Philosophically, the scientific world has been trying to reject randomness since forever. Randomness is incompatible with logic. Quantum theory doesn’t generate randomness, either. It just says that, due to the inevitable disruptive nature of observation (it’s impossible to observe a system without interacting with it, therefore changing its state), it’s impossible (in the observability sense) to say a system is in a certain state. It doesn’t introduce randomness; it just says we cannot know beyond certain limit of uncertainty.
So it leads to another question: if something is unknowable, does it exist? Quantum theory’s answer is no, in the scientific sense. In other words, if a tree falls in the forest and nobody hears it, it didn’t happen. This makes perfect sense, if you understand “hear” means “any observable effect”.

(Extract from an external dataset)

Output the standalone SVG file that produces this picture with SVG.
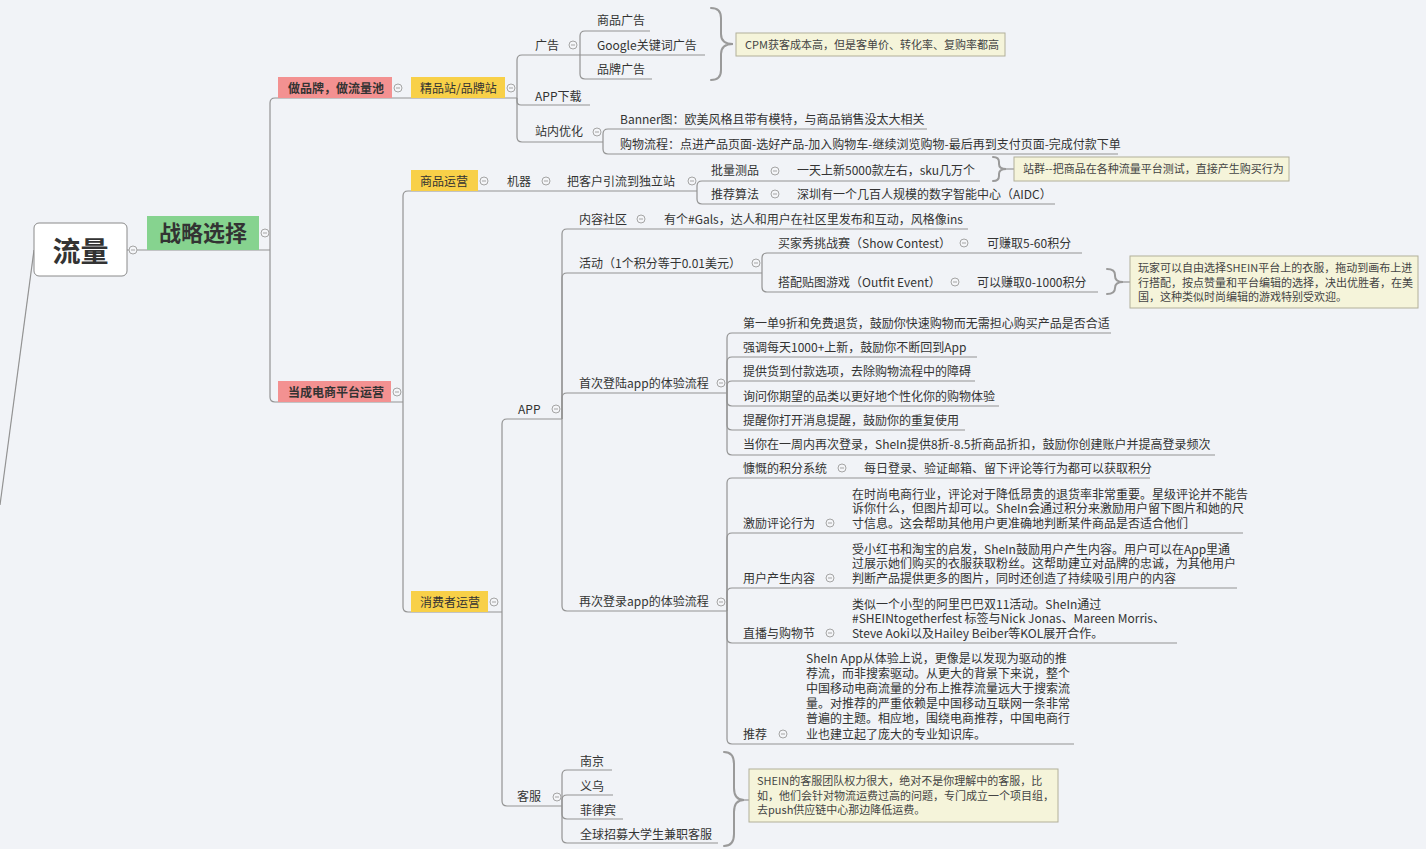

But this is strictly in the scientific, falsifiable sense. On a more general, philosophical sense, sure, everything is possible — but what does it mean if it’s not falsifiable?
I’ve thought about topic quite a bit. I hate it. It always bugs me. What in this universe could be random? It doesn’t make sense for something to be truly random. And yes, as you mention, if randomness doesn’t exist, then we are living in a deterministic universe. This implies that fate or destiny exists. All of our lives, the world’s history is pre-written. If we were living in “The Matrix”, where the entire world is programmed and data for everything can be extracted, then everything that is going to happen could predicted with 100% accuracy. If we had all the equations and all the data with enough computing power you could extrapolate into the future as far as you desired to see.
But, the entire argument of the universe being a deterministic one, lies on the very fact that there cannot be one single truly random process in the universe. And how do you prove that? Ask Nassim Taleb how to prove that no black swans exist… You would have to investigate every single process, small to large, in the universe and make sure that it was not random.